Open-Faced Club Sandwich

When the going gets weird, the weird turn pro.

Monday, March 17, 2008

Oh, dear....




I've been pondering writing a post related to my latest research paper about the meat and fish industries and the environment (and don't worry, its not a lot of hippie horse pucky, just good info for the environmentally conscious) for the past few weeks. It will come shortly, and will ASTOUND you all. Astound, I tells ya.

But in the meanwhile, I thought I might blog uponst my most recent neurotic happening. The other morning, I was mid-sleep, waiting for James to come home from Seattle, when what should happen but a searing, crunching pain should find itself on the right side of my neck. I fall back asleep cause I'm that incoherent when I sleep. The next day, my neck hurts a lot on the right side. I feel the apex of the pain. There's a small, pea-sized lump just under my jawline, under my ear. Its hard and painful to the touch. Now, like any good hypochondriac, I proceed to poke and prod at it, making it hurt more and more with each jab. I start to think about the professor I know at my last job who grew GIGANTIC tumors all over her neck from lymphoma. She looked like a bullfrog after a month or two. I repress it. Hours later, I wake up from a terrifying dream where I have tumors the size of softballs on my head. I decide to go to Urgent Care on my lunch break.

So I go to the Dr, who tells me it is in fact just a swollen lymph node (apparently they can be pea sized after all and not just the standard marble sized) and I have a mild infection of some sort that doesn't require any sort of testing or antibiotics. Ahhhh........

So I went from oh-my-god-I-have-cancer-and-I'm-going-to-die! to your-gland-is-swollen-from-cold-season in a matter of moments. Such is my life.
Although I should say that I felt WONDERFUL on the walk back to my work. It was like a second chance at life. And then I got anxious from all the worry. I'm a veritable ball of nerves, people.

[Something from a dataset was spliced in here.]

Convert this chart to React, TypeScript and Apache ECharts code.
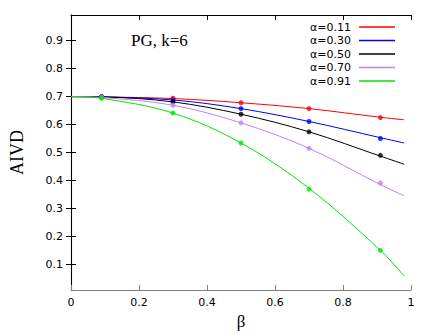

Expect insightful and astounding postage within the fortnight.

12 Comments:

Blogger Sarah said...

That would freak the heck out of me too. Everything immediately leads me to believe I have cancer.
Can't wait to read your research.

7:55 AM  
Blogger Haley said...

Reminds me of the other night when I felt a slightly raised something on my leg. Thought for sure it was a bug, since in fact it has to be a bug under my skin. Sarah had just told me about her friend that had them in her skin and had to pry them out. DISGUSTING by the way... anyway... I figured out the next morning when I looked at it in the light that it was just a scratch. Awesome. : )

Hope you feel better!

9:30 PM  
Blogger Mac said...

Wow!
You guys should get together and write a horror film.
But really. What the crap? I am glad all is well with the Shlee of Ahhhh.

11:24 PM  
Blogger Susie Q said...

Froeline, my poor little froeline. I am pleased to know you will not be covered with tumors. Cause damn, that might end our relationship entirely. I can forgive alot of crap, but, ewwww, not tumors. Sorry I'm shallow that way.

2:30 PM  
Blogger froelica said...

I thought of another thing I HATE.

The word "nosh".

I HATE when people say nosh instead of eat. It makes me want to kill

12:06 PM  
Blogger kara said...

you know if you hadn't gone...you would've totally died of some weird airborne swamp fever. paranoia checks save lives...and make for good stories.

12:56 PM  
Blogger Sarah said...

Noah's Bagels is "Now Open for Noshing!"

10:46 PM  
Blogger froelica said...

Oh, man. Noah's Bagels? That aaaaallllllmost makes me want to swear them off forever. But the onion bagel is so gooooood.

12:06 AM  
Blogger Sarah said...

And the Asiago Cheese Bagel. With shmear of course.

8:13 AM  
Blogger Unknown said...

Sarah Chilcott, I like the way you think.

9:02 AM  
Blogger Unknown said...

Why is it posting my name as Ashley? Meh?!?! Weeeeeeiiiiirrrd.

9:03 AM  
Blogger Emily said...

Any kind of lump on my body I instantly think I must be dying and I should say my goodbyes.... then I find out it's nothing - it's a zit! ;) Okay I'm not that bad....

Anyway - glad to know you are going to live another day! We like you.